Последующие пять лет (1240—1244) жизнь Джалаладдина текла ровно, казалось, по раз и навсегда заведенному порядку. Он был обеспечен и устроен, имел дом и семью, читал лекции в медресе, солидные и добропорядочные проповеди в соборной мечети. Его часто можно было видеть на улицах Коньи, когда он степенно выступал или восседал на муле в почтительном окружении учеников и студентов, облаченный в традиционную одежду знатока мусульманского вероучения — широкую, просторную мантию, с внушительной чалмой на голове. Впоследствии он едко и зло высмеивал ту категорию тогдашнего общества, к которой когда-то принадлежал сам. В эти же годы до слуха его будто бы не достигали грозные раскаты социальных и политических бурь, гремевших над страной. Он не слышал ни требований социальной справедливости восставших под руководством Баба Исхака, ни топота копыт монгольской конницы, ни плача угоняемых в рабство соотечественников. Все эти события проносилась мимо, не затронув его: ни в его собственных произведениях, ни в поэмах его сына не встречается ни единого намека на них. Любопытно, что на это обстоятельство обратили внимание более поздние биографы Джалаладдина и поспешили украсить эти пустоты в его биографии легендами о том, как святая сила Джалаладдина помогала людям в их борьбе с монголами. Сам же Джалаладдин вполне был удовлетворен развернувшейся перед ним перспективой престижной по тем временам карьеры популярного и преуспевающего религиозного деятеля, окруженного вниманием общества.

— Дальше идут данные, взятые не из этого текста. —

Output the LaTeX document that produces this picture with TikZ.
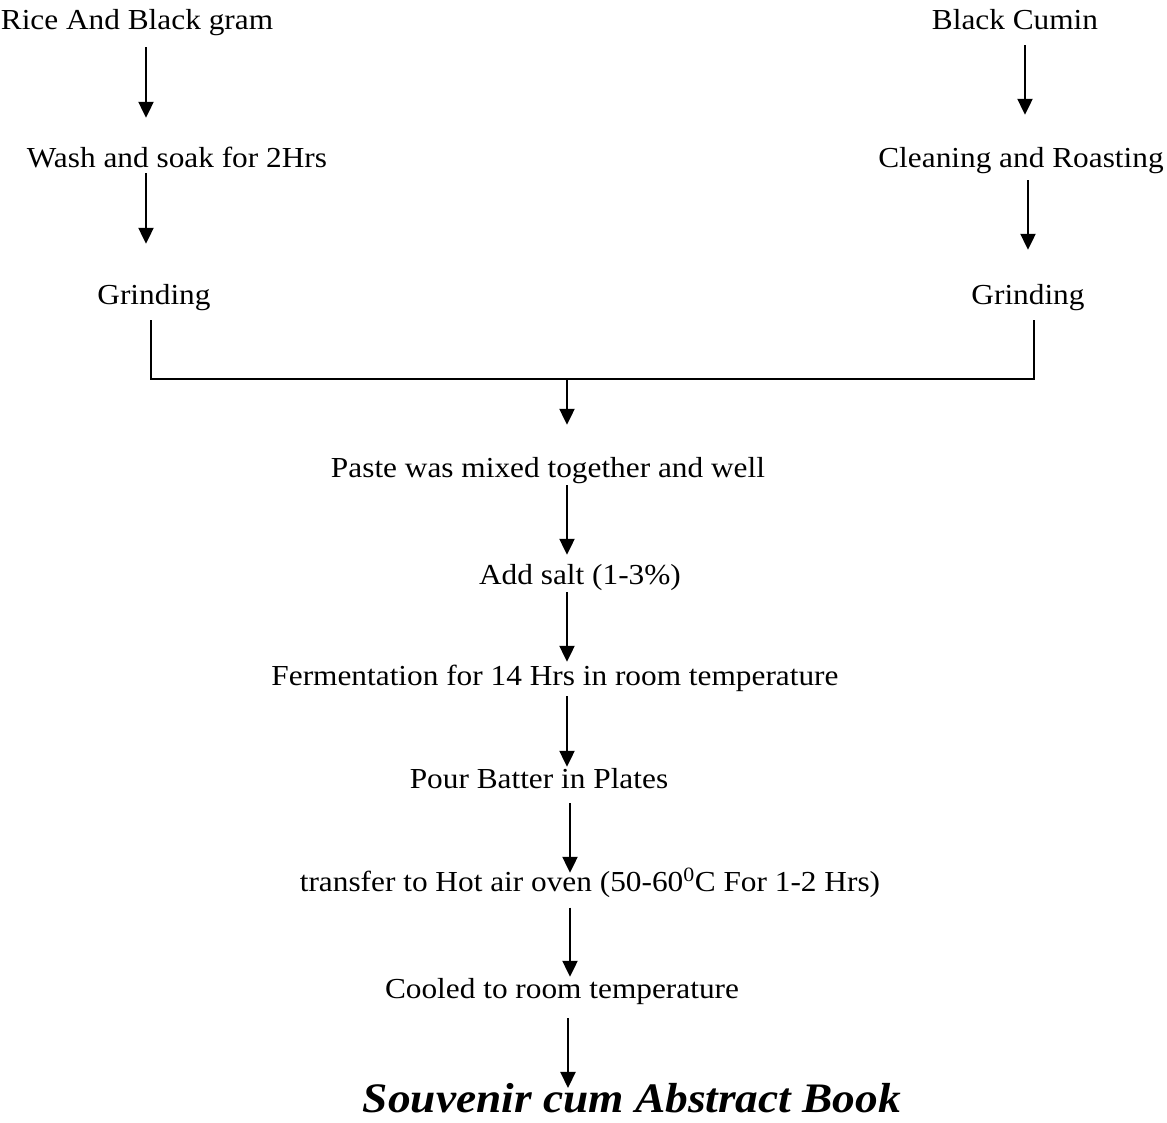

Неоднократно обращался он к мысли написать свой комментарий на Коран или же начать кропотливую работу над собственным сборником изречений Пророка, снабженным обширными пояснениями, или сводом своих лучших проповедей, написанных элегантной прозой в полном соответствии с литературным этикетом. Но даже предположение о том, что он станет поэтом, видимо, показалось бы ему невероятным. Как сам Джалаладдин откровенно высказал в одной из записанных бесед с учениками, занятие поэзией не пользовалось ни малейшим уважением в кругах духовенства в его родном Хорасане. Ои говорил: «...пребывая в состоянии столь всепоглощающей любви, что, когда друзья (т. е. хорасанцы.— О. А.) приходили ко мне, я в страхе, что они могут помешать мне, творил и читал стихи, дабы этим увлечь их. А иначе для чего мне нужна была бы поэзия? Клянусь Аллахом, я никогда не питал к поэзии никакой склонности, и в моих глазах нет худшего занятия, чем она. [Но сейчас] она стала обязанностью, возложенной на меня [свыше]...» («Фихи ма фихи», § 16),
И вдруг все неожиданно изменилось. Наступил перелом, вызванный духовным взрывом, перелом резкий, для окружающих Джалаладдина выглядевший чуть ли не душевной болезнью: Джалаладдин, степенный проповедник и мусульманский богослов, исчез. Встреча с бродячим суфийским проповедником Шамсаддином Мухаммадом Табризи всколыхнула его душу, перевернула всю его жизнь. Радость от общения с Шамсом, любовь к нему, искренняя и чистая, охватившая Джалаладдина, сделали его другим человеком, раскрыли в нем подспудно дремавшие чувства и страсти, существование которых никто, включая и самого Джалаладдина и не предполагал. Он признал Шамса Табризи своим духовным наставником, стал его послушником и учеником: Шамс олицетворял для него целый мир.